Charles Fort's compilation in Lo! (1931) and Vincent Gaddis's atmospheric beast taxonomy frame it within a global continuum: sky serpents sighted in South Carolina (1883), air whales over Germany (early 1900s). These parallels suggest a perceptual archetype, amplified by print media's nascent power. The Indianapolis Journal's September 5 dispatch ignited national frenzy, drawing letters from Brooklyn to Boston — a harbinger of mass media's role in cryptid dissemination.
Public interpretations diverged sharply. Pious residents invoked apocalyptic signs, aligning with Millerite end-times fervor lingering from 1844. Skeptics decried icemen as inebriated. The killdeer resolution provoked backlash: locals insisted "we know birds," preserving the legend. Today, it endures in Indiana's cryptid pantheon alongside Beast of Busco and Veve, a cautionary artifact of suggestion's potency.

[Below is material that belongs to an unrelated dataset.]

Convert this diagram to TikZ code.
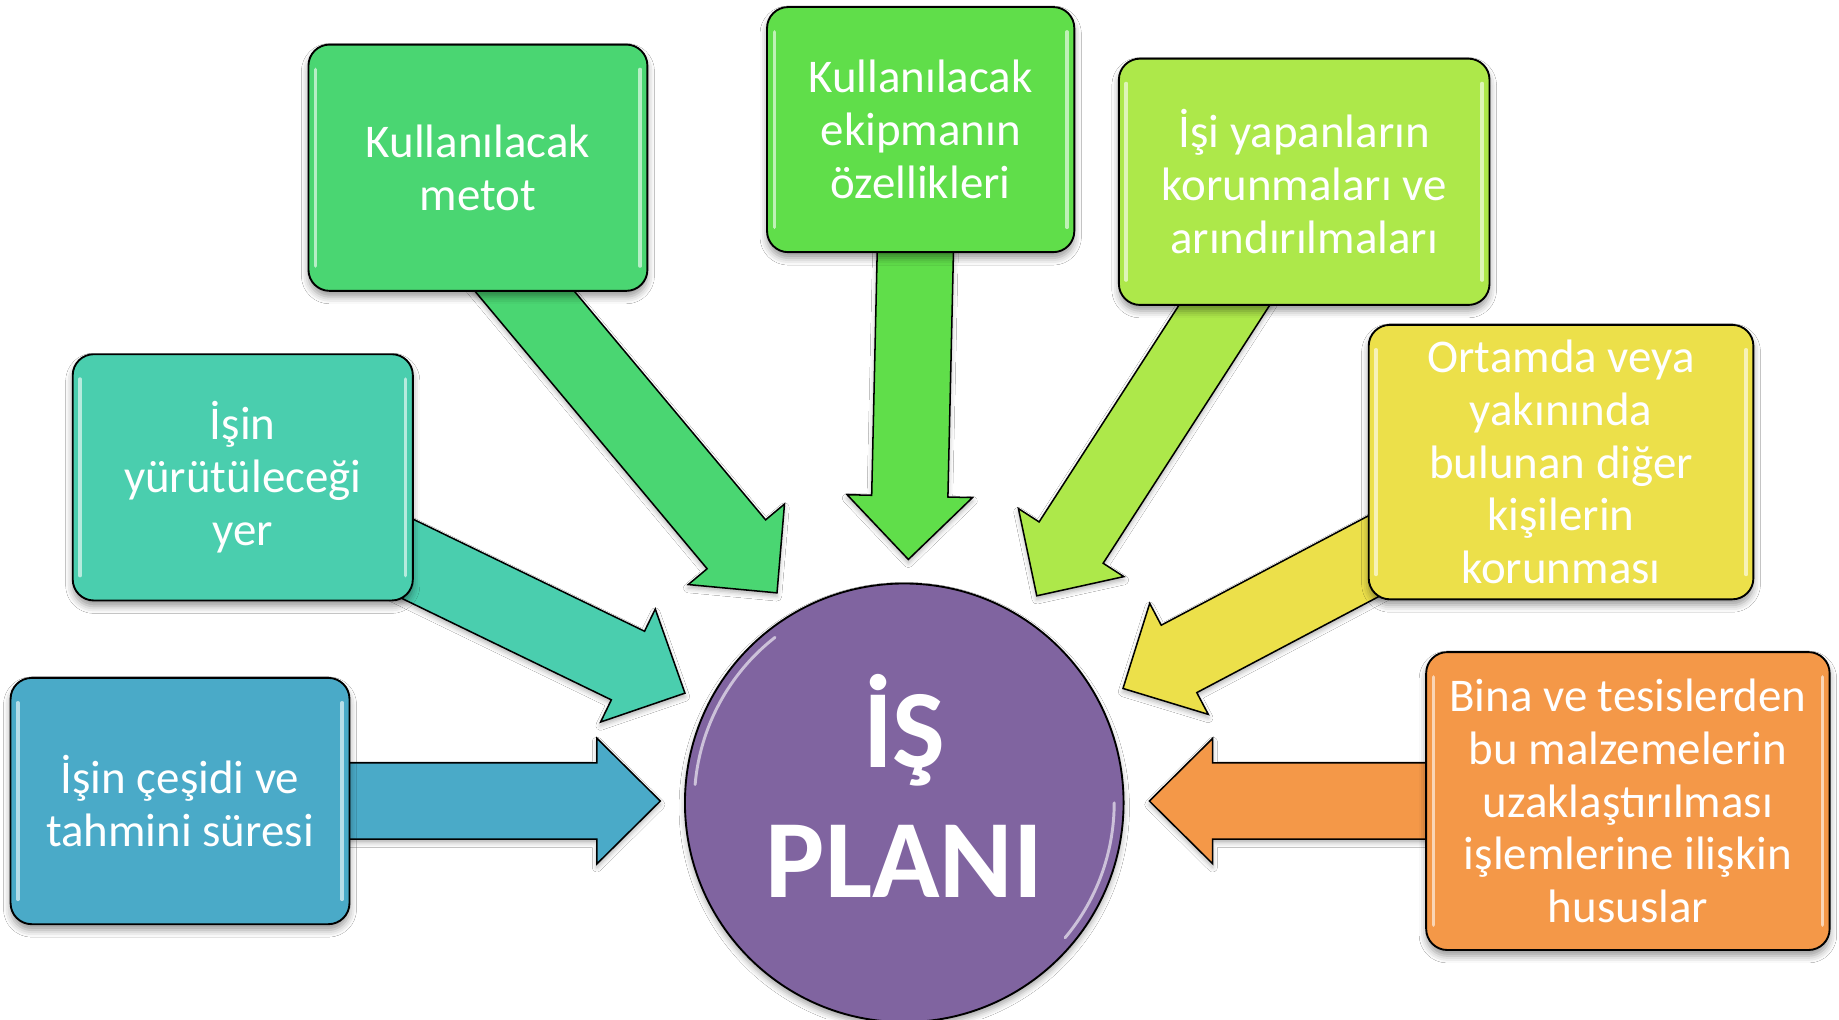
\documentclass[tikz,border=0pt]{standalone}
\usepackage{fontspec}
\setmainfont{Carlito}
\usetikzlibrary{calc,shadows.blur}
\definecolor{cA}{RGB}{74,214,114}
\definecolor{cB}{RGB}{96,222,74}
\definecolor{cC}{RGB}{173,232,74}
\definecolor{cD}{RGB}{74,206,174}
\definecolor{cE}{RGB}{236,224,74}
\definecolor{cF}{RGB}{74,170,200}
\definecolor{cG}{RGB}{244,152,72}
\definecolor{cP}{RGB}{128,100,160}
\tikzset{
  infobox/.style={draw=black, line width=1.6pt, rounded corners=18pt, text=white,
    align=center, font=\fontsize{40}{45}\selectfont, inner sep=0pt,
    blur shadow={shadow xshift=0pt, shadow yshift=-5pt, shadow blur radius=6pt, shadow opacity=40}},
  blockarrow/.style={draw=black, line width=1.3pt, line join=miter,
    blur shadow={shadow xshift=0pt, shadow yshift=-3pt, shadow blur radius=4pt, shadow opacity=30}},
  glossline/.style={white, opacity=0.6, line width=3pt, line cap=round},
}
\newcommand\blockarr[3]{%
  \coordinate (hb) at ($(#3)!54pt!(#2)$);
  \path[blockarrow, fill=#1]
    ($(#2)!32.5pt!90:(#3)$) -- ($(hb)!32.5pt!90:(#3)$) -- ($(hb)!53.5pt!90:(#3)$) -- (#3)
    -- ($(hb)!53.5pt!-90:(#3)$) -- ($(hb)!32.5pt!-90:(#3)$) -- ($(#2)!32.5pt!-90:(#3)$) -- cycle;
}
\newcommand\glossbox[1]{%
  \draw[glossline] ($(#1.north west)+(7,22)$) -- ($(#1.south west)+(7,-22)$);
  \draw[glossline] ($(#1.north east)+(-7,22)$) -- ($(#1.south east)+(-7,-22)$);
}
\begin{document}
\begin{tikzpicture}[x=1pt,y=-1pt]
\useasboundingbox (0,0) rectangle (1568,869);
\fill[white] (0,0) rectangle (1568,869);
% arrow end points
\coordinate (a1s) at (422,218);   \coordinate (a1e) at (662.5,505.5);
\coordinate (a2s) at (781,190);   \coordinate (a2e) at (774.5,477);
\coordinate (a3s) at (1066,226);  \coordinate (a3e) at (884,508);
\coordinate (a4s) at (330,468);   \coordinate (a4e) at (584,591);
\coordinate (a5s) at (1200,459);  \coordinate (a5e) at (957.5,587);
\coordinate (a6s) at (280,683);   \coordinate (a6e) at (563,683);
\coordinate (a7s) at (1240,683);  \coordinate (a7e) at (980,683);
\blockarr{cA}{a1s}{a1e}
\blockarr{cB}{a2s}{a2e}
\blockarr{cC}{a3s}{a3e}
\blockarr{cD}{a4s}{a4e}
\blockarr{cE}{a5s}{a5e}
\blockarr{cF}{a6s}{a6e}
\blockarr{cG}{a7s}{a7e}
% boxes
\node[infobox, fill=cA, minimum width=289pt, minimum height=210pt] (b1) at (407.5,143) {Kullanılacak\\metot};
\node[infobox, fill=cB, minimum width=262pt, minimum height=209pt] (b2) at (785,110.5) {Kullanılacak\\ekipmanın\\özellikleri};
\node[infobox, fill=cC, minimum width=316pt, minimum height=210pt] (b3) at (1112,155) {İşi yapanların\\korunmaları ve\\arındırılmaları};
\node[infobox, fill=cD, minimum width=290pt, minimum height=210pt] (b4) at (207,407) {İşin\\yürütüleceği\\yer};
\node[infobox, fill=cE, minimum width=328pt, minimum height=234pt] (b5) at (1331,394) {Ortamda veya\\yakınında\\bulunan diğer\\kişilerin\\korunması};
\node[infobox, fill=cF, minimum width=289pt, minimum height=210pt] (b6) at (153.5,683) {İşin çeşidi ve\\tahmini süresi};
\node[infobox, fill=cG, minimum width=344pt, minimum height=254pt] (b7) at (1388,683) {Bina ve tesislerden\\bu malzemelerin\\uzaklaştırılması\\işlemlerine ilişkin\\hususlar};
\glossbox{b1}\glossbox{b2}\glossbox{b3}\glossbox{b4}\glossbox{b5}\glossbox{b6}\glossbox{b7}
% centre
\node[circle, fill=cP, draw=black, line width=1.6pt, minimum size=374pt, inner sep=0pt,
  text=white, align=center, font=\bfseries\fontsize{95}{111}\selectfont,
  blur shadow={shadow xshift=0pt, shadow yshift=-4pt, shadow blur radius=5pt, shadow opacity=35}]
  (plan) at (771,684.5) {İŞ\\PLANI\rule[-29pt]{0pt}{0pt}};
\draw[glossline, line width=2.5pt] (plan.center) ++(185:179) arc[start angle=185, end angle=232, radius=179];
\draw[glossline, line width=2.5pt] (plan.center) ++(0:179) arc[start angle=0, end angle=40, radius=179];
\end{tikzpicture}
\end{document}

In broader cultural history, the Monster prefigures 20th-century UFO waves, where lights and flocks blur into structured craft. It documents the sky not as empty vault but contested domain, where natural flocks and human gaze conspire to birth entities.
Field Notes
Notes by RC
Drove to Crawfordsville twice. First in July heat, scouted the old ice routes near Market Street. Flat Midwest nothing — cornfields, silos, power lines humming. Walked the blocks where McIntyre and Gray hitched up. No residue. No pull. Electric lights everywhere now, but nothing like 1891 arc glare.
Second trip, October dusk. Chased killdeer flocks at the Wabash River edge. Watched a hundred wheel overhead in the floodlights. At distance, with wheeling tight, it stacks up: white bodies blur to cloud mass, calls rasp like wheezing. Low swoop, and yeah, you feel the air shift. Not breath. Wind from wings. Locals still swear by the legend over beers. Town plaque marks the spot. Atmosphere's right for it.
Tracked Hornbeck's path mentally. Investigators pegged it clean. No evasion maneuvers. No exotic traces. Fits birds every metric.
Threat Rating 1 stands. Catalog phenomenon. Natural explanation holds. No escalation risk.